La cifra comporterà, a regime, un aumento medio lordo di 85 euro frutto della disgraziata intesa del 30 novembre siglata da Governo e CGIL,CISL e UIL. Per salvaguardare il bonus irpef di 80 euro per i dipendenti pubblici, si alzano le soglie di reddito (il tetto di 24.000 euro sale a 24.600 e quello di 26.000 sale a 26.600). Bontà loro…
Ma quale fonte finanzia i rinnovi contrattuali?
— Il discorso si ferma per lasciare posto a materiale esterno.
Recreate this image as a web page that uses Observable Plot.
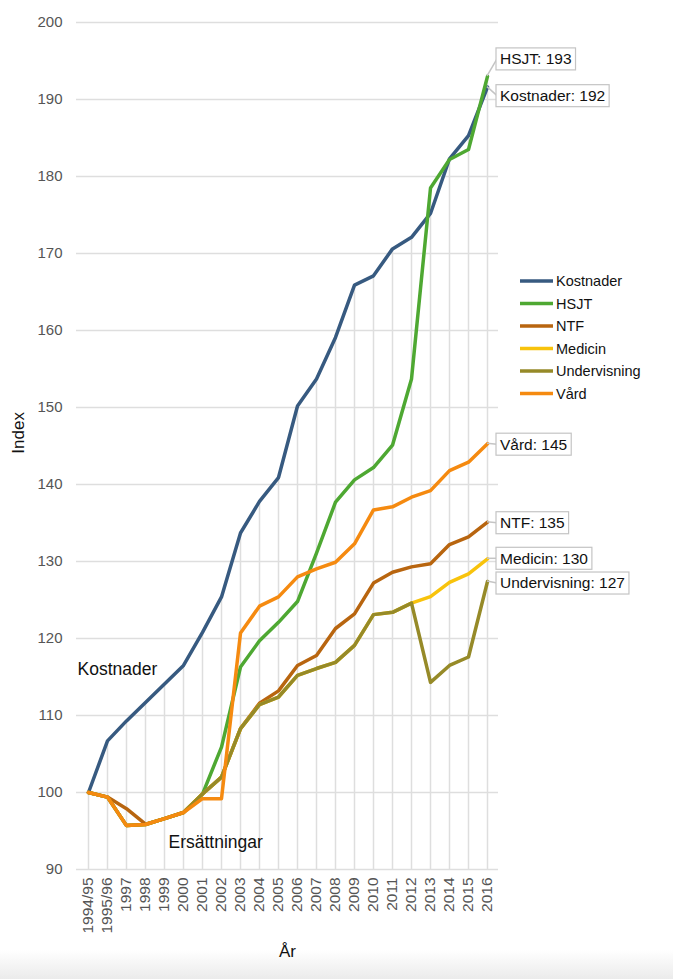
<!DOCTYPE html>
<html><head><meta charset="utf-8">
<script src="https://cdn.jsdelivr.net/npm/d3@7"></script>
<script src="https://cdn.jsdelivr.net/npm/@observablehq/plot@0.6"></script>
<style>
html,body{margin:0;padding:0;background:#fff;}
body{width:673px;height:979px;overflow:hidden;background:linear-gradient(to bottom,#fff 0,#fff 950px,#ebebeb 979px);font-family:"Liberation Sans",Arial,sans-serif;}
#chart svg{display:block;}
</style></head><body><div id="chart"></div>
<script>
const years = ["1994/95","1995/96","1997","1998","1999","2000","2001","2002","2003","2004","2005","2006","2007","2008","2009","2010","2011","2012","2013","2014","2015","2016"];
const seriesNames = ["Kostnader","HSJT","NTF","Medicin","Undervisning","Vård"];
const seriesColors = ["#375a80","#4ea832","#b8650f","#f8c30c","#968a28","#f58a10"];
const kostnader = [100,106.7,109.3,111.7,114.1,116.5,120.8,125.4,133.7,137.8,140.9,150.2,153.7,159.1,165.9,167.1,170.6,172.1,175.2,182.3,185.3,191.6];
const hsjt = [100,99.4,95.7,95.85,96.6,97.4,99.8,105.9,116.3,119.7,122.1,124.8,131.1,137.7,140.6,142.2,145.1,153.7,178.5,182.2,183.5,193.0];
const ntf = [100,99.4,97.9,95.9,96.6,97.4,99.8,102.0,108.3,111.6,113.2,116.5,117.8,121.3,123.2,127.2,128.6,129.3,129.7,132.2,133.2,135.1];
const medicin = [100,99.4,95.7,95.85,96.6,97.4,99.8,102.0,108.3,111.4,112.4,115.2,116.1,116.9,119.1,123.1,123.4,124.6,125.45,127.3,128.4,130.35];
const undervisning = [100,99.4,95.7,95.85,96.6,97.4,99.8,102.0,108.3,111.4,112.4,115.2,116.1,116.9,119.1,123.1,123.4,124.6,114.3,116.5,117.6,127.4];
const vard = [100,99.4,95.7,95.85,96.6,97.4,99.2,99.2,120.7,124.2,125.4,128.0,129.05,129.9,132.3,136.7,137.1,138.35,139.2,141.8,142.9,145.3];
const yTicks = [90,100,110,120,130,140,150,160,170,180,190,200];
const annotations = [{text:"Kostnader", year:"1994/95", value:116.0},{text:"Ersättningar", year:"1999", value:93.5}];
const calloutOrder = ["HSJT","Kostnader","Vård","NTF","Medicin","Undervisning"];

const values = [kostnader,hsjt,ntf,medicin,undervisning,vard];
const data = seriesNames.flatMap((name,i)=>values[i].map((v,j)=>({series:name,year:years[j],value:v})));
const tops = years.map((y,j)=>({year:y,top:d3.max(values,s=>s[j])}));

const plot = Plot.plot({
  width:673, height:979, marginTop:22, marginBottom:110, marginLeft:76, marginRight:175,
  style:{fontFamily:"Liberation Sans, Arial, sans-serif", fontSize:"15px", color:"#555", background:"transparent"},
  x:{type:"point", domain:years, padding:0.5, label:null},
  y:{domain:[90,200], label:null},
  color:{domain:seriesNames, range:seriesColors},
  marks:[
    Plot.ruleY(yTicks,{stroke:"#dedede",strokeWidth:1.5}),
    Plot.ruleX(tops,{x:"year",y1:90,y2:"top",stroke:"#dedede",strokeWidth:1.5}),
    Plot.axisY({ticks:yTicks,tickSize:0,tickPadding:14,label:null,fill:"#555",fontSize:15}),
    Plot.axisX({tickRotate:-90,tickSize:0,tickPadding:8,label:null,fill:"#555",fontSize:15.5}),
    Plot.line(data,{x:"year",y:"value",z:"series",stroke:"series",strokeWidth:3.5,strokeLinejoin:"round",strokeLinecap:"round"}),
    Plot.text(annotations.slice(0,1),{x:"year",y:"value",text:"text",textAnchor:"start",dx:-11,fontSize:17.5,fill:"#111"}),
    Plot.text(annotations.slice(1),{x:"year",y:"value",text:"text",textAnchor:"start",dx:4,fontSize:17.5,fill:"#111"}),
    Plot.text(["År"],{frameAnchor:"bottom",text:d=>d,dy:87,fontSize:17,fill:"#111"}),
    Plot.text(["Index"],{frameAnchor:"left",y:()=>144,text:d=>d,dx:-58,rotate:-90,fontSize:17,fill:"#111"})
  ]
});
document.getElementById("chart").append(plot);

const svg = d3.select(plot.tagName.toLowerCase()==="svg"?plot:plot.querySelector("svg"));
const xs = plot.scale("x"), ys = plot.scale("y");
const calloutShift = {"HSJT":-17,"Kostnader":9,"Vård":1,"NTF":1,"Medicin":0,"Undervisning":2};
const cg = svg.append("g").attr("text-anchor","start");
const last = years[years.length-1];
calloutOrder.forEach(name=>{
  const v = values[seriesNames.indexOf(name)][years.length-1];
  const px = xs.apply(last), py = ys.apply(v);
  const bx = px+9, cy = py+calloutShift[name];
  const g = cg.append("g");
  g.append("line").attr("x1",px).attr("y1",py).attr("x2",bx+1).attr("y2",cy).attr("stroke","#c4c4c4").attr("stroke-width",1.5);
  const r = g.append("rect");
  const t = g.append("text").attr("x",bx+4).attr("y",cy).attr("dy","0.35em").attr("text-anchor","start")
    .attr("font-size",15.5).attr("fill","#111").attr("font-family","Liberation Sans, Arial, sans-serif")
    .text(`${name}: ${Math.round(v)}`);
  const w = t.node().getComputedTextLength();
  r.attr("x",bx).attr("y",cy-11).attr("width",w+8).attr("height",22).attr("fill","#fff").attr("stroke","#c4c4c4").attr("stroke-width",1.2);
});

const lg = svg.append("g").attr("text-anchor","start");
seriesNames.forEach((name,i)=>{
  const y = 281+i*22.5;
  lg.append("line").attr("x1",520).attr("x2",553).attr("y1",y).attr("y2",y).attr("stroke",seriesColors[i]).attr("stroke-width",3.5);
  lg.append("text").attr("x",556).attr("y",y).attr("dy","0.35em").attr("text-anchor","start").attr("font-size",14.5).attr("fill","#111")
    .attr("font-family","Liberation Sans, Arial, sans-serif").text(name);
});
</script></body></html>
Ed ecco la fase tre della spending review con tagli pari a 1,1 miliardi nel 2017 (e dal 2018 per il triennio successivo gli stessi ministeri dovranno assicurare riduzioni di spesa per un altro miliardo l’anno) oltre metà di quelle misere risorse sono finanziate con una partita di giro interna al settore pubblico.
Pensioni
Nemmeno la timidissima richiesta dei sindacati complici (stop all’elevamento dell’età pensionabile a 67 anni dal 2019), ha trovato accoglimento nella legge di stabilità.
L’Ape volontaria ovvero il prestito ventennale per anticipare la pensione a 63 anni, viene prorogato a tutto il 2019, mentre l’accesso all’Ape sociale viene esteso anche per i lavoratori con contratto a tempo e per le donne, con un bonus di sei mesi per ogni figlio alle lavoratrici per un massimo di 24 mesi.
Una misura che suona come una beffa alla luce dei fallimento di questo strumento certificato dai dati forniti dall’ istituto di previdenza in base ai quali sono state respinte il 64,89% delle richieste di Ape sociale.
Le altre misure sono minutaglia…
Giusto per completare il quadro merita una menzione l’esclusione dell’addizionale Ires per le società di intermediazione finanziaria, lo stop alla mini patrimoniale del 2 per mille sulle polizze vita e la probabile introduzione di un bonus fiscale per chi decide di assicurare un fabbricato contro un terremoto o altre calamità naturali.
Insomma, per quanto elettorale e soft, la traiettoria di questa manovra è quella seguita in tutti questi anni: soldi alle aziende e niente per lavoratori, pensionati e, più in generale, per i ceti popolari.
La propaganda governativa, naturalmente, racconta tutt’altro.
Anche per questo è necessaria una operazione verità e lo sciopero generale del 10 novembre e la manifestazione nazionale dell’11 a Roma, rispondono proprio a questa esigenza.